**Supplied records**:
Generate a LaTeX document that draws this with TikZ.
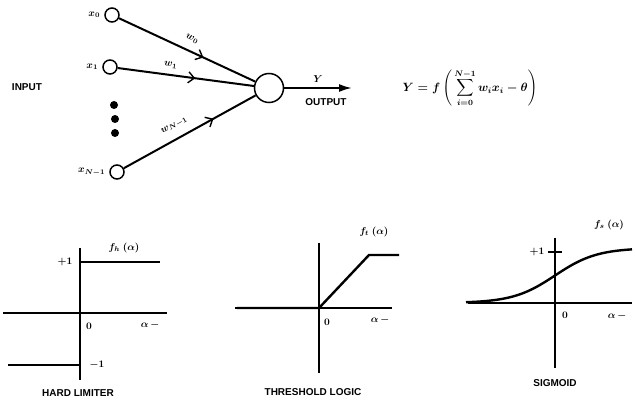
\documentclass[tikz,border=0pt]{standalone}
\usepackage{amsmath,amssymb}
\usepackage{fontspec}
\setmainfont{Liberation Sans}
\usepackage{tikz}
\usetikzlibrary{positioning, arrows.meta, decorations.markings}

\begin{document}
\boldmath
\begin{tikzpicture}[
        x=1pt, y=-1pt,
        font=\bfseries\fontsize{10}{12}\selectfont,
        unit/.style={draw, circle, line width=1.5pt, minimum size=14pt, inner sep=0pt, fill=white},
        sumunit/.style={draw, circle, line width=1.5pt, minimum size=29pt, inner sep=0pt, fill=white},
        dot/.style={circle, fill=black, minimum size=8pt, inner sep=0pt},
        weight/.style={line width=2pt, postaction={decorate}, decoration={markings, mark=at position #1 with {\arrow[line width=1.4pt]{Straight Barb[length=6pt, width=11pt]}}}},
        weight/.default=0.6,
        axis/.style={line width=1.6pt},
        curve/.style={line width=2.4pt},
        lbl/.style={font=\bfseries\fontsize{10}{12}\selectfont, inner sep=1pt}
        ]
        \useasboundingbox (0,0) rectangle (635,406);

        % neuron
        \node[unit] (in0) at (112,15) {};
        \node[unit] (in1) at (110,67) {};
        \node[unit] (inN) at (117,172) {};
        \node[dot] (d1) at (114,105) {};
        \node[dot] (d2) at (115,119) {};
        \node[dot] (d3) at (115,133) {};
        \node[sumunit] (out) at (269,88) {};
        \node[lbl, left=3pt of in0] (x0) {$x_0$};
        \node[lbl, left=3pt of in1] (x1) {$x_1$};
        \node[lbl, left=3pt of inN] (xN) {$x_{N-1}$};
        \node (input) at (27,87) {INPUT};

        \draw[weight=0.62] (in0) -- (out) node[lbl, pos=0.5, sloped, above=7pt] {$w_0$};
        \draw[weight=0.57] (in1) -- (out) node[lbl, pos=0.38, sloped, above=5pt] {$w_1$};
        \draw[weight=0.68] (inN) -- (out) node[lbl, pos=0.43, sloped, above=7pt] {$w_{N-1}$};

        \coordinate (yend) at (352,88);
        \draw[-{Latex[length=13pt, width=8pt]}, line width=2pt] (out) -- (yend) node[lbl, midway, above=3pt] {$Y$};
        \node (output) at (326,102) {OUTPUT};

        \node[font=\fontsize{12}{14}\selectfont] (eq) at (470,88)
            {$\displaystyle Y = f\left(\,\sum_{i=0}^{N-1} w_i x_i - \theta\right)$};

        % hard limiter
        \draw[axis] (3,313) -- (167,313);
        \draw[axis] (80,248) -- (80,380);
        \draw[curve] (80,262) -- (160,262);
        \draw[curve] (8,365) -- (80,365);
        \node[lbl] (fh) at (124,248) {$f_h\ (\alpha)$};
        \node[lbl] (hp1) at (65,262) {$+1$};
        \node[lbl] (hm1) at (97,365) {$-1$};
        \node[lbl] (h0) at (89,326) {$0$};
        \node[lbl] (ha) at (150,325) {$\alpha\,-$};
        \node (hard) at (78,393) {HARD LIMITER};

        % threshold logic
        \draw[axis] (235,308) -- (392,308);
        \draw[axis] (319,243) -- (319,373);
        \draw[curve] (237,308) -- (319,308) -- (369,255) -- (399,255);
        \node[lbl] (ft) at (374,232) {$f_t\ (\alpha)$};
        \node[lbl] (t0) at (327,322) {$0$};
        \node[lbl] (ta) at (380,320) {$\alpha\,-$};
        \node (thresh) at (313,392) {THRESHOLD LOGIC};

        % sigmoid
        \draw[axis] (468,303) -- (632,303);
        \draw[axis] (555,238) -- (555,368);
        \draw[axis] (548,252) -- (562,252);
        \draw[curve] plot[domain=466:632, samples=80, smooth] (\x, {303-55/(1+exp(-(\x-555)/21))});
        \node[lbl] (fs) at (609,225) {$f_s\ (\alpha)$};
        \node[lbl] (sp1) at (537,252) {$+1$};
        \node[lbl] (s0) at (565,315) {$0$};
        \node[lbl] (sa) at (617,316) {$\alpha\,-$};
        \node (sig) at (555,383) {SIGMOID};
    \end{tikzpicture}
\end{document}
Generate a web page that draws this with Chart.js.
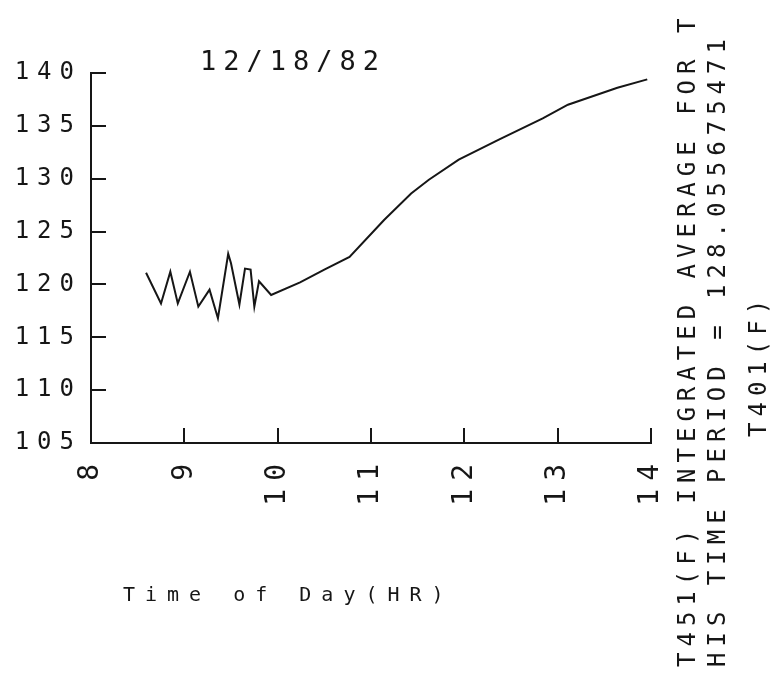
<!DOCTYPE html>
<html>
<head>
<meta charset="utf-8">
<title>T451(F) 12/18/82</title>
<script src="https://cdn.jsdelivr.net/npm/chart.js@4/dist/chart.umd.min.js"></script>
<style>
  html, body { margin: 0; padding: 0; background: #fff; }
  canvas { display: block; }
</style>
</head>
<body>
<canvas id="plot" width="778" height="681"></canvas>
<script>
  // time of day (hours) and temperature (F)
  var hours = [8.59, 8.75, 8.85, 8.93, 9.06, 9.15, 9.27, 9.36, 9.47, 9.50,
               9.59, 9.65, 9.71, 9.75, 9.80, 9.93, 10.24, 10.50, 10.77, 11.14,
               11.43, 11.62, 11.94, 12.37, 12.84, 13.11, 13.64, 13.96];
  var temps = [121.1, 118.2, 121.2, 118.2, 121.2, 117.9, 119.5, 116.8, 122.9, 122.0,
               118.1, 121.5, 121.4, 117.9, 120.3, 119.0, 120.2, 121.4, 122.6, 126.1,
               128.6, 129.9, 131.8, 133.7, 135.7, 137.0, 138.6, 139.4];

  var dateLabel = "12/18/82";
  var xTitle = "Time of Day(HR)";
  var sideLines = [
    "T451(F) INTEGRATED AVERAGE FOR T",
    "HIS TIME PERIOD = 128.055675471"
  ];
  var sideLabel = "T401(F)";

  var ink = "#161616";
  var mono = "'DejaVu Sans Mono', 'Liberation Mono', monospace";

  var points = hours.map(function (h, i) {
    return { x: h, y: temps[i] };
  });

  function spaced(ctx, px) {
    if ("letterSpacing" in ctx) ctx.letterSpacing = px + "px";
  }

  function text(ctx, str, x, y, size, gap, rot) {
    ctx.save();
    ctx.font = size + "px " + mono;
    ctx.fillStyle = ink;
    spaced(ctx, gap);
    ctx.textAlign = "left";
    ctx.textBaseline = "middle";
    ctx.translate(x, y);
    if (rot) ctx.rotate(rot);
    ctx.fillText(str, 0, 0);
    ctx.restore();
  }

  var plotterText = {
    id: "plotterText",
    beforeDraw: function (chart) {
      spaced(chart.ctx, 8);
    },
    afterDraw: function (chart) {
      var ctx = chart.ctx;
      text(ctx, dateLabel, 200, 63, 27, 7);
      text(ctx, xTitle, 123, 596, 20, 10);
      text(ctx, sideLines[0], 689, 667, 24, 6, -Math.PI / 2);
      text(ctx, sideLines[1], 719, 667, 24, 6, -Math.PI / 2);
      text(ctx, sideLabel, 760, 437, 24, 6, -Math.PI / 2);
    }
  };

  new Chart(document.getElementById("plot"), {
    type: "line",
    data: {
      datasets: [{
        data: points,
        borderColor: ink,
        borderWidth: 2,
        pointRadius: 0,
        tension: 0,
        fill: false
      }]
    },
    options: {
      responsive: false,
      animation: false,
      layout: { padding: { left: 0, right: 127, top: 73, bottom: 138 } },
      plugins: {
        legend: { display: false },
        tooltip: { enabled: false }
      },
      scales: {
        x: {
          type: "linear",
          min: 8,
          max: 14,
          border: { color: ink, width: 2 },
          grid: { drawOnChartArea: false, tickLength: -15, color: ink, lineWidth: 2 },
          ticks: {
            stepSize: 1,
            minRotation: 90,
            maxRotation: 90,
            padding: 28,
            color: ink,
            font: { family: mono, size: 28 }
          },
          afterFit: function (s) { s.height = 100; }
        },
        y: {
          min: 105,
          max: 140,
          border: { color: ink, width: 2 },
          grid: { drawOnChartArea: false, tickLength: -15, color: ink, lineWidth: 2 },
          ticks: {
            stepSize: 5,
            padding: 24,
            color: ink,
            font: { family: mono, size: 24 }
          },
          afterFit: function (s) { s.width = 91; }
        }
      }
    },
    plugins: [plotterText]
  });
</script>
</body>
</html>
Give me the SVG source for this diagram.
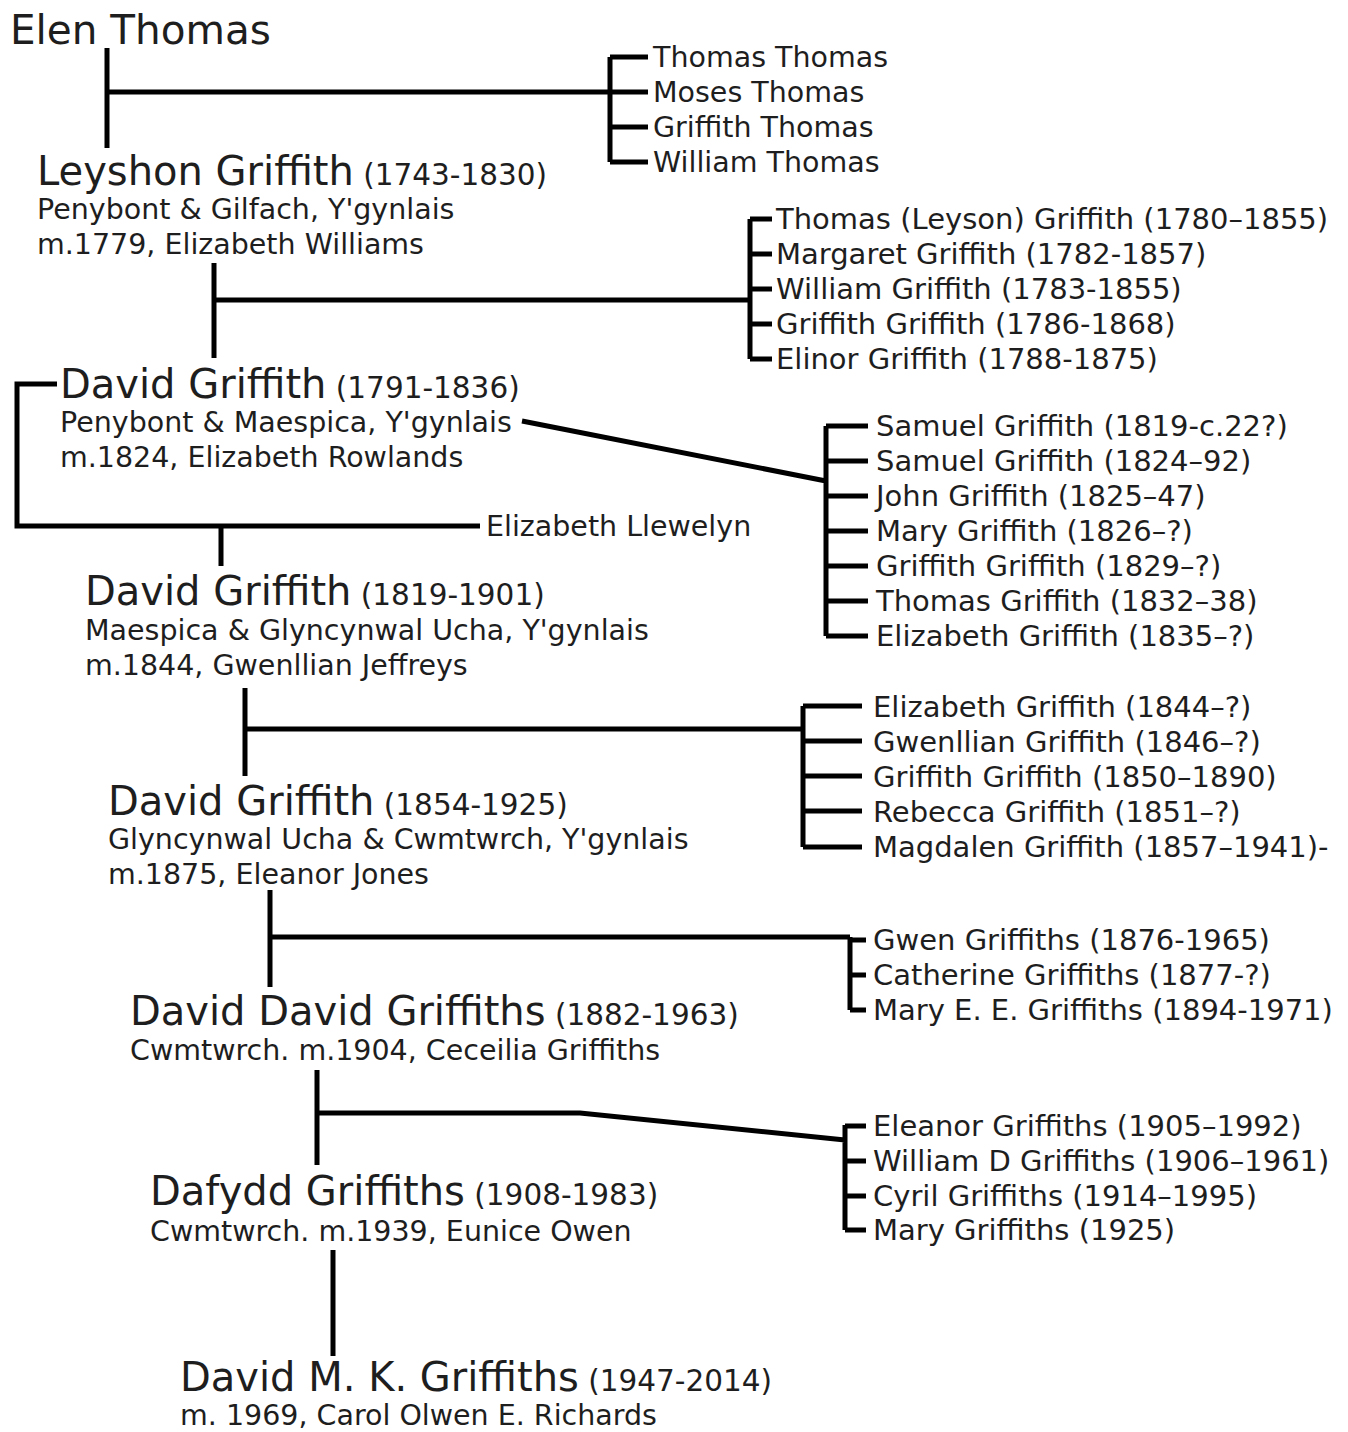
<svg xmlns="http://www.w3.org/2000/svg" width="1348" height="1432" viewBox="0 0 1348 1432">
<style>
text{font-family:"DejaVu Sans","Verdana",sans-serif;fill:#1e1e1e}
.nm{font-size:40px}
.dt{font-size:29.5px}
.sm{font-size:28.5px}
.ch{font-size:29px}
.big{font-size:40.5px}
#connectors path{stroke:#000;stroke-width:5;fill:none;stroke-linecap:butt;stroke-linejoin:miter}
</style>
<rect width="1348" height="1432" fill="#fff"/>
<g id="connectors">
<path d="M107 48V148M107 92H610M610 57V162M610 57H648M610 92H648M610 127H648M610 162H648"/>
<path d="M214 263V358M214 300H750M750 219V359M750 219H772M750 254H772M750 289H772M750 324H772M750 359H772"/>
<path d="M57 384H17V526H480M221 526V566"/>
<path d="M522 421L826 481M826 426V636M826 426H868M826 461H868M826 496H868M826 531H868M826 566H868M826 601H868M826 636H868"/>
<path d="M245 688V776M245 729H803M803 706V847M803 706H862M803 741H862M803 776H862M803 811H862M803 847H862"/>
<path d="M270 890V987M270 937H850M850 937V1010M850 940H866M850 975H866M850 1010H866"/>
<path d="M317 1070V1165M317 1113H580L845 1140M845 1125V1230M845 1126H866M845 1161H866M845 1196H866M845 1230H866"/>
<path d="M333 1250V1356"/>
</g>
<g id="elen-thomas"><text class="big" x="10" y="44">Elen Thomas</text></g>
<g id="thomas-children">
<text class="sm" x="653" y="67">Thomas Thomas</text>
<text class="sm" x="653" y="102">Moses Thomas</text>
<text class="sm" x="653" y="137">Griffith Thomas</text>
<text class="sm" x="653" y="172">William Thomas</text>
</g>
<g id="leyshon-griffith">
<text x="37" y="185"><tspan class="nm">Leyshon Griffith</tspan><tspan class="dt"> (1743-1830)</tspan></text>
<text class="sm" x="37" y="219">Penybont &amp; Gilfach, Y'gynlais</text>
<text class="sm" x="37" y="254">m.1779, Elizabeth Williams</text>
</g>
<g id="leyshon-children">
<text class="ch" x="776" y="229">Thomas (Leyson) Griffith (1780–1855)</text>
<text class="ch" x="776" y="264">Margaret Griffith (1782-1857)</text>
<text class="ch" x="776" y="299">William Griffith (1783-1855)</text>
<text class="ch" x="776" y="334">Griffith Griffith (1786-1868)</text>
<text class="ch" x="776" y="369">Elinor Griffith (1788-1875)</text>
</g>
<g id="david-griffith-1791">
<text x="60" y="398"><tspan class="nm">David Griffith</tspan><tspan class="dt"> (1791-1836)</tspan></text>
<text class="sm" x="60" y="432">Penybont &amp; Maespica, Y'gynlais</text>
<text class="sm" x="60" y="467">m.1824, Elizabeth Rowlands</text>
</g>
<g id="elizabeth-llewelyn"><text class="sm" x="486" y="536">Elizabeth Llewelyn</text></g>
<g id="david-1791-children">
<text class="ch" x="876" y="436">Samuel Griffith (1819-c.22?)</text>
<text class="ch" x="876" y="471">Samuel Griffith (1824–92)</text>
<text class="ch" x="876" y="506">John Griffith (1825–47)</text>
<text class="ch" x="876" y="541">Mary Griffith (1826–?)</text>
<text class="ch" x="876" y="576">Griffith Griffith (1829–?)</text>
<text class="ch" x="876" y="611">Thomas Griffith (1832–38)</text>
<text class="ch" x="876" y="646">Elizabeth Griffith (1835–?)</text>
</g>
<g id="david-griffith-1819">
<text x="85" y="605"><tspan class="nm">David Griffith</tspan><tspan class="dt"> (1819-1901)</tspan></text>
<text class="sm" x="85" y="640">Maespica &amp; Glyncynwal Ucha, Y'gynlais</text>
<text class="sm" x="85" y="675">m.1844, Gwenllian Jeffreys</text>
</g>
<g id="david-1819-children">
<text class="ch" x="873" y="717">Elizabeth Griffith (1844–?)</text>
<text class="ch" x="873" y="752">Gwenllian Griffith (1846–?)</text>
<text class="ch" x="873" y="787">Griffith Griffith (1850–1890)</text>
<text class="ch" x="873" y="822">Rebecca Griffith (1851–?)</text>
<text class="ch" x="873" y="857">Magdalen Griffith (1857–1941)-</text>
</g>
<g id="david-griffith-1854">
<text x="108" y="815"><tspan class="nm">David Griffith</tspan><tspan class="dt"> (1854-1925)</tspan></text>
<text class="sm" x="108" y="849">Glyncynwal Ucha &amp; Cwmtwrch, Y'gynlais</text>
<text class="sm" x="108" y="884">m.1875, Eleanor Jones</text>
</g>
<g id="david-1854-children">
<text class="ch" x="873" y="950">Gwen Griffiths (1876-1965)</text>
<text class="ch" x="873" y="985">Catherine Griffiths (1877-?)</text>
<text class="ch" x="873" y="1020">Mary E. E. Griffiths (1894-1971)</text>
</g>
<g id="david-david-griffiths">
<text x="130" y="1025"><tspan class="nm">David David Griffiths</tspan><tspan class="dt"> (1882-1963)</tspan></text>
<text class="sm" x="130" y="1060">Cwmtwrch. m.1904, Ceceilia Griffiths</text>
</g>
<g id="david-david-children">
<text class="ch" x="873" y="1136">Eleanor Griffiths (1905–1992)</text>
<text class="ch" x="873" y="1171">William D Griffiths (1906–1961)</text>
<text class="ch" x="873" y="1206">Cyril Griffiths (1914–1995)</text>
<text class="ch" x="873" y="1240">Mary Griffiths (1925)</text>
</g>
<g id="dafydd-griffiths">
<text x="150" y="1205"><tspan class="nm">Dafydd Griffiths</tspan><tspan class="dt"> (1908-1983)</tspan></text>
<text class="sm" x="150" y="1241">Cwmtwrch. m.1939, Eunice Owen</text>
</g>
<g id="david-mk-griffiths">
<text x="180" y="1391"><tspan class="nm">David M. K. Griffiths</tspan><tspan class="dt"> (1947-2014)</tspan></text>
<text class="sm" x="180" y="1425">m. 1969, Carol Olwen E. Richards</text>
</g>
</svg>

**Given task**:
Work out how many lines of the material above contain the word "Generate", then give only that figure.

**Exercise output**:
2